= Keyboard buffer =

A keyboard buffer is a section of computer memory used to hold keystrokes before they are processed.

Keyboard buffers have long been used in command-line processing. As a user enters a command, they see it echoed on their terminal and can edit it before it is processed by the computer.

In time-sharing systems, the location of the buffer depends on whether communications is full-duplex or half-duplex. In full-duplex systems, keystrokes are transmitted one by one. As the main computer receives each keystroke, it ordinarily appends the character which it represents to the end of the keyboard buffer. The exception is control characters, such as "delete" or "backspace" which correct typing mistakes by deleting the character at the end of the buffer.

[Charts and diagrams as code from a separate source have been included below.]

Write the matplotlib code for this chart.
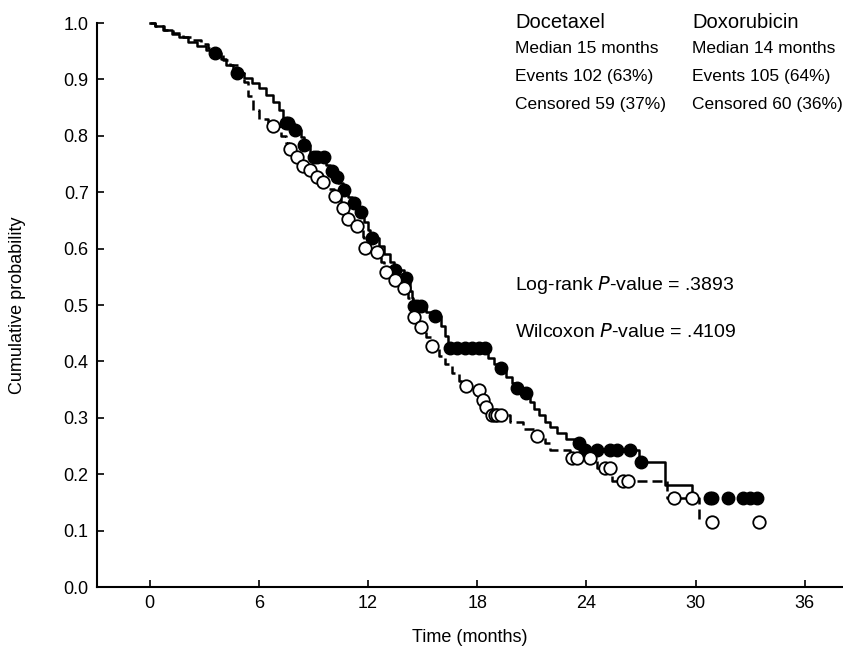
import numpy as np
import matplotlib
matplotlib.use("Agg")
import matplotlib.pyplot as plt

plt.rcParams['font.family'] = ['Liberation Sans', 'DejaVu Sans']

# Docetaxel (solid line, filled circles): event times and survival after each event
doc_t = [0.3, 0.7, 1.2, 1.6, 2.1, 2.6, 3.1, 3.4, 3.9, 4.2, 4.6, 5.2, 5.6, 6.0, 6.4, 6.8,
         7.1, 7.3, 7.45, 7.9, 8.3, 8.45, 8.8, 8.95, 9.7, 9.9, 10.05, 10.35, 10.6, 10.9,
         11.1, 11.4, 11.8, 12.0, 12.1, 12.6, 12.9, 13.2, 13.4, 14.0, 14.3, 14.4, 14.45,
         15.2, 15.6, 16.0, 16.2, 16.4, 18.6, 18.9, 19.2, 19.6, 19.9, 20.1, 20.6, 20.9,
         21.1, 21.4, 21.7, 22.0, 22.4, 22.9, 23.3, 23.7, 26.9, 28.3, 29.8]
doc_s = [.994, .988, .981, .975, .967, .960, .953, .947, .937, .926, .911, .903, .894, .884, .872, .860,
         .846, .830, .823, .810, .797, .784, .770, .762, .748, .737, .727, .716, .704, .692,
         .681, .665, .648, .633, .619, .605, .590, .576, .562, .548, .525, .512, .498,
         .488, .480, .462, .445, .424, .406, .396, .388, .372, .361, .353, .344, .328,
         .315, .305, .292, .283, .273, .262, .255, .243, .222, .181, .158]
doc_cens = [3.6, 4.8, 7.5, 7.6, 8.0, 8.5, 9.0, 9.2, 9.6, 10.0, 10.3, 10.7, 11.2, 11.6, 12.2,
            13.5, 14.1, 14.5, 14.7, 14.9, 15.7, 16.5, 16.9, 17.3, 17.7, 18.1, 18.4, 19.3,
            20.2, 20.7, 23.6, 23.9, 24.6, 25.3, 25.7, 26.4, 27.0, 30.8, 30.9, 31.8, 32.6,
            33.0, 33.4]
doc_end = 30.0

# Doxorubicin (dashed line, open circles)
dox_t = [0.3, 0.8, 1.3, 1.8, 2.3, 2.8, 3.2, 3.6, 4.0, 4.4, 4.9, 5.2, 5.4, 5.7, 6.0, 6.5,
         7.2, 7.5, 7.65, 8.0, 8.3, 8.7, 9.1, 9.4, 9.8, 10.1, 10.5, 10.8, 11.2, 11.7, 11.8,
         12.4, 12.7, 12.9, 13.4, 13.9, 14.2, 14.35, 14.45, 14.8, 15.2, 15.45, 15.9, 16.2,
         16.6, 17.0, 17.3, 18.0, 18.2, 18.45, 18.65, 19.8, 20.5, 21.2, 21.7, 22.0, 23.1,
         24.6, 25.4, 28.4, 30.2]
dox_s = [.994, .988, .982, .976, .969, .963, .955, .945, .935, .925, .912, .895, .870, .845, .830, .818,
         .800, .788, .776, .762, .746, .739, .727, .718, .706, .693, .672, .652, .640, .620, .601,
         .594, .577, .559, .544, .530, .512, .495, .479, .461, .444, .427, .410, .395,
         .380, .366, .356, .349, .332, .319, .305, .293, .280, .268, .255, .243, .229,
         .211, .188, .158, .115]
dox_cens = [6.8, 7.7, 8.1, 8.4, 8.8, 9.2, 9.5, 10.2, 10.6, 10.9, 11.4, 11.85, 12.5, 13.0,
            13.5, 14.0, 14.5, 14.9, 15.5, 17.4, 18.1, 18.3, 18.5, 18.8, 19.0, 19.1, 19.3,
            21.3, 23.2, 23.5, 24.2, 25.0, 25.3, 26.0, 26.3, 28.8, 29.8, 30.9, 33.5]
dox_end = 30.2


def km_steps(times, surv, end):
    x = np.concatenate([[0.0], times, [end]])
    y = np.concatenate([[1.0], surv, [surv[-1]]])
    return x, y


def surv_at(times, surv, t):
    idx = np.searchsorted(times, t, side="right")
    return np.concatenate([[1.0], surv])[idx]


fig = plt.figure(figsize=(8.43, 6.52), dpi=100)
ax = fig.add_axes([97 / 843, 1 - 587 / 652, 1 - 97 / 843, 564 / 652])

x, y = km_steps(doc_t, doc_s, doc_end)
ax.step(x, y, where="post", color="black", lw=1.8, clip_on=False)
x, y = km_steps(dox_t, dox_s, dox_end)
ax.step(x, y, where="post", color="black", lw=1.8, ls=(0, (4, 2)), clip_on=False)

ax.plot(doc_cens, surv_at(np.array(doc_t), np.array(doc_s), doc_cens), "o",
        color="black", ms=9, clip_on=False, zorder=3)
ax.plot(dox_cens, surv_at(np.array(dox_t), np.array(dox_s), dox_cens), "o",
        mfc="white", mec="black", mew=1.3, ms=9, clip_on=False, zorder=3)

ax.set_xlim(-2.9, 38.1)
ax.set_ylim(0, 1.0)
ax.set_xticks([0, 6, 12, 18, 24, 30, 36])
ax.set_yticks(np.arange(0, 1.01, 0.1))
ax.yaxis.set_major_formatter(plt.FormatStrFormatter("%.1f"))
ax.tick_params(direction="in", length=5, width=1.2, labelsize=13, pad=6)
for side in ["top", "right"]:
    ax.spines[side].set_visible(False)
for side in ["left", "bottom"]:
    ax.spines[side].set_linewidth(1.5)

ax.set_xlabel("Time (months)", fontsize=13, labelpad=12)
ax.set_ylabel("Cumulative probability", fontsize=13)
ax.yaxis.set_label_coords(-0.095, 0.5)

ax.text(20.1, 1.0, "Docetaxel", fontsize=14.5, va="center")
ax.text(20.1, 0.955, "Median 15 months", fontsize=12.5, va="center")
ax.text(20.1, 0.905, "Events 102 (63%)", fontsize=12.5, va="center")
ax.text(20.1, 0.855, "Censored 59 (37%)", fontsize=12.5, va="center")
ax.text(29.8, 1.0, "Doxorubicin", fontsize=14.5, va="center")
ax.text(29.8, 0.955, "Median 14 months", fontsize=12.5, va="center")
ax.text(29.8, 0.905, "Events 105 (64%)", fontsize=12.5, va="center")
ax.text(29.8, 0.855, "Censored 60 (36%)", fontsize=12.5, va="center")

ax.text(20.1, 0.535, "Log-rank $\\it{P}$-value = .3893", fontsize=14, va="center")
ax.text(20.1, 0.452, "Wilcoxon $\\it{P}$-value = .4109", fontsize=14, va="center")

fig.savefig("out.png", dpi=100)
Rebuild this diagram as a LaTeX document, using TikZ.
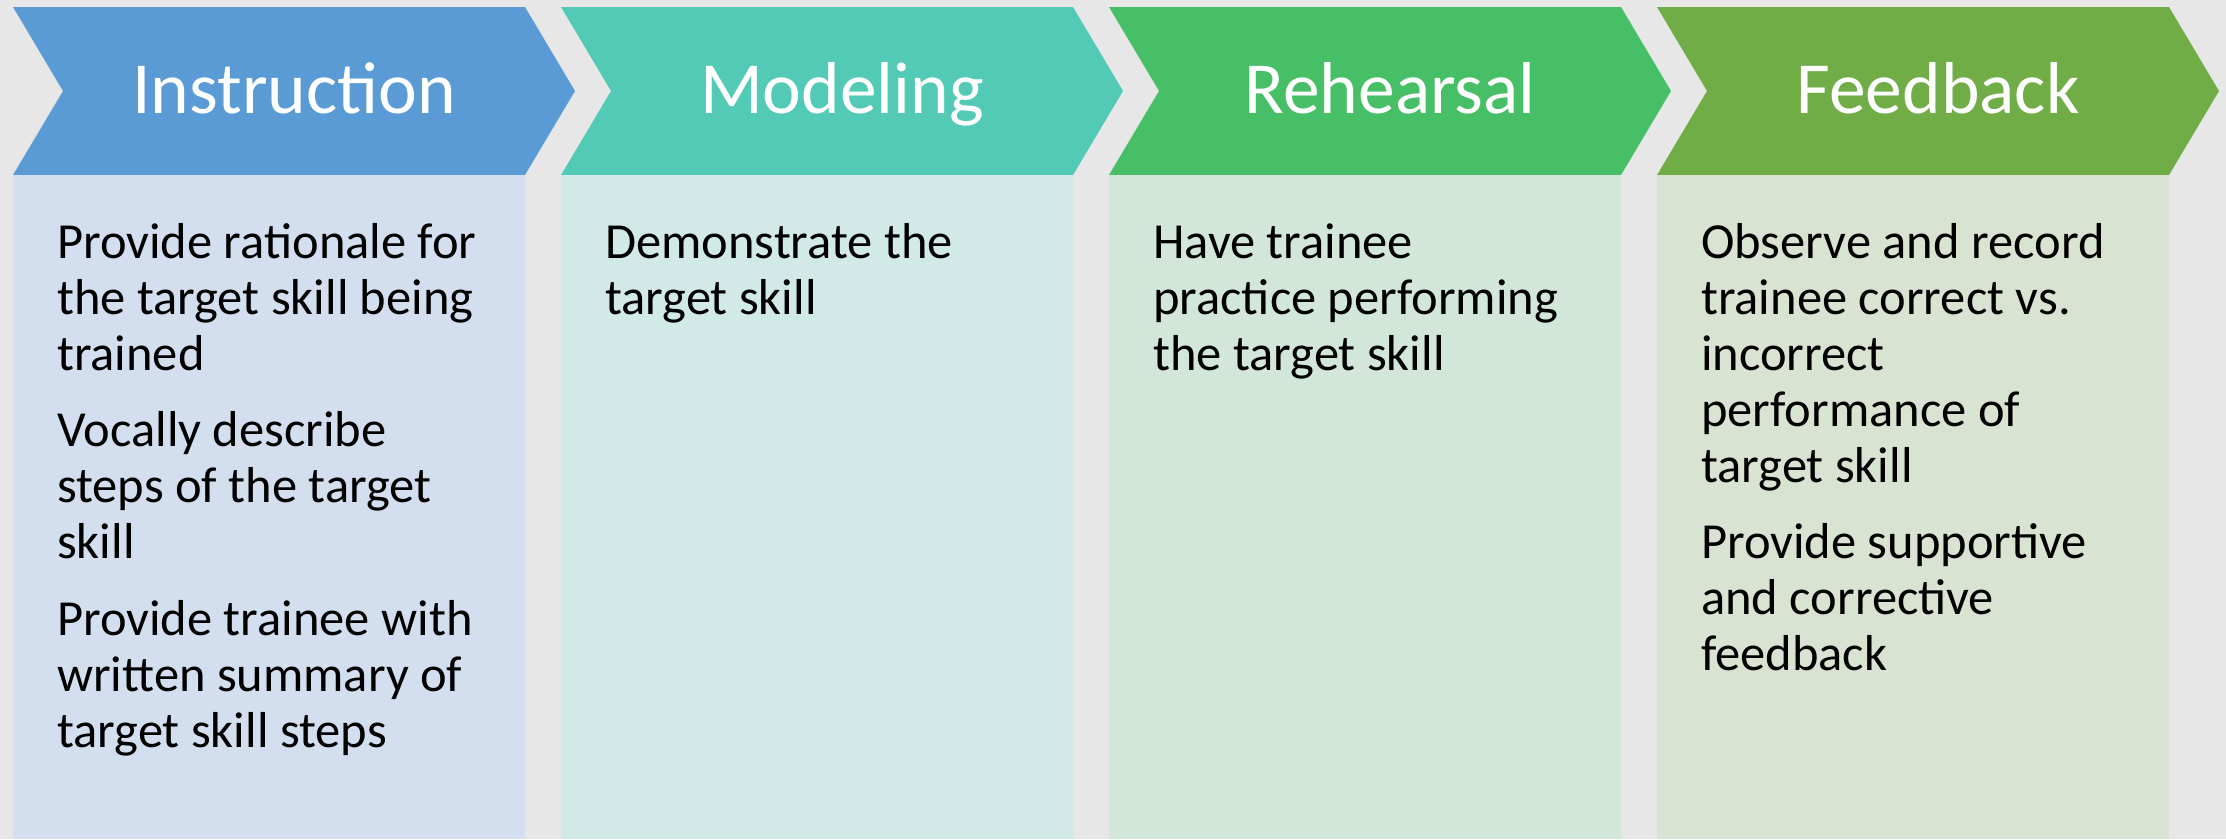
\documentclass[tikz,border=0pt]{standalone}
\usepackage{fontspec}
\setmainfont{Carlito}
\definecolor{bgc}{HTML}{E7E7E7}
\definecolor{hA}{HTML}{5B9BD5}
\definecolor{hB}{HTML}{53CAB5}
\definecolor{hC}{HTML}{47BF66}
\definecolor{hD}{HTML}{70AD47}
\definecolor{bA}{HTML}{D3DEEE}
\definecolor{bB}{HTML}{D2EAE7}
\definecolor{bC}{HTML}{D3E6DA}
\definecolor{bD}{HTML}{D8E3D2}
\begin{document}
\begin{tikzpicture}[x=1pt,y=-1pt,
  head/.style={font=\fontsize{73.5}{88}\selectfont, text=white, anchor=base, inner sep=0pt},
  body/.style={font=\fontsize{50.5}{56}\selectfont, align=left, anchor=north west, inner sep=0pt, text=black}]
\useasboundingbox (0,0) rectangle (2226,839);
\fill[bgc] (0,0) rectangle (2226,839);
% one stage: chevron header + panel below
\foreach \L/\hc/\bc in {13/hA/bA, 561/hB/bB, 1109/hC/bC, 1657/hD/bD}{
  \fill[\hc] (\L,7) -- ({\L+512},7) -- ({\L+562},91) -- ({\L+512},175) -- (\L,175) -- ({\L+50},91) -- cycle;
  \fill[\bc] (\L,175) rectangle ({\L+512},839);
}
% stage titles
\node[head] (tA) at (294,113) {Instruction};
\node[head] (tB) at (842,113) {Modeling};
\node[head] (tC) at (1390,113) {Rehearsal};
\node[head] (tD) at (1938,113) {Feedback};
% stage descriptions
\node[body] (dA) at (57,214) {\rule{0pt}{44pt}Provide rationale for\\the target skill being\\trained\\[20.5pt]Vocally describe\\steps of the target\\skill\\[20.5pt]Provide trainee with\\written summary of\\target skill steps};
\node[body] (dB) at (605,214) {\rule{0pt}{44pt}Demonstrate the\\target skill};
\node[body] (dC) at (1153,214) {\rule{0pt}{44pt}Have trainee\\practice performing\\the target skill};
\node[body] (dD) at (1701,214) {\rule{0pt}{44pt}Observe and record\\trainee correct vs.\\incorrect\\performance of\\target skill\\[20.5pt]Provide supportive\\and corrective\\feedback};
\end{tikzpicture}
\end{document}
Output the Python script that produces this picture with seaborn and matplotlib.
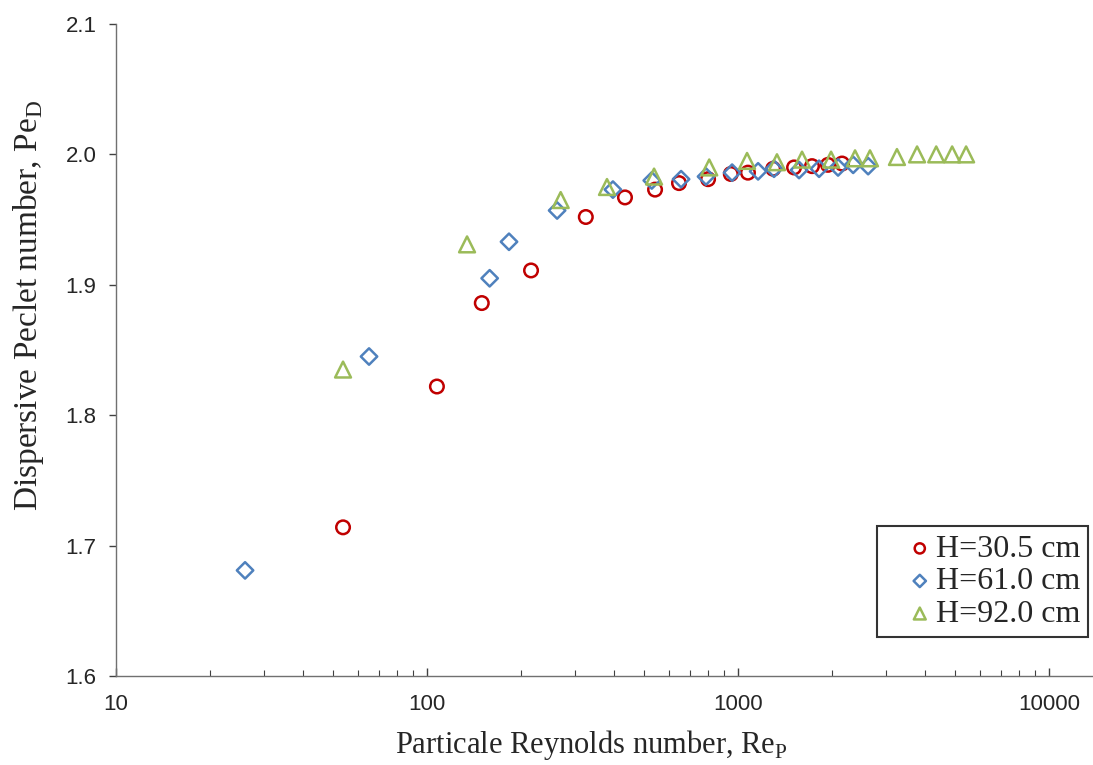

In half-duplex systems, keystrokes are echoed locally on a computer terminal. The user can see the command line on their terminal and edit it before it is transmitted to the main computer. Thus the buffer is local.

On some early home computers, to minimize the necessary hardware, a CPU interrupt checked the keyboard's switches for key presses multiple times each second, and recorded the key presses in a keyboard buffer for the operating system or application software to read.

On some systems, if the user presses too many keys at once, the keyboard buffer overflows and will emit a beep from the computer's internal speaker.

== Other uses ==

The use of keyboard buffers is sometimes known from the user experience side as typeahead.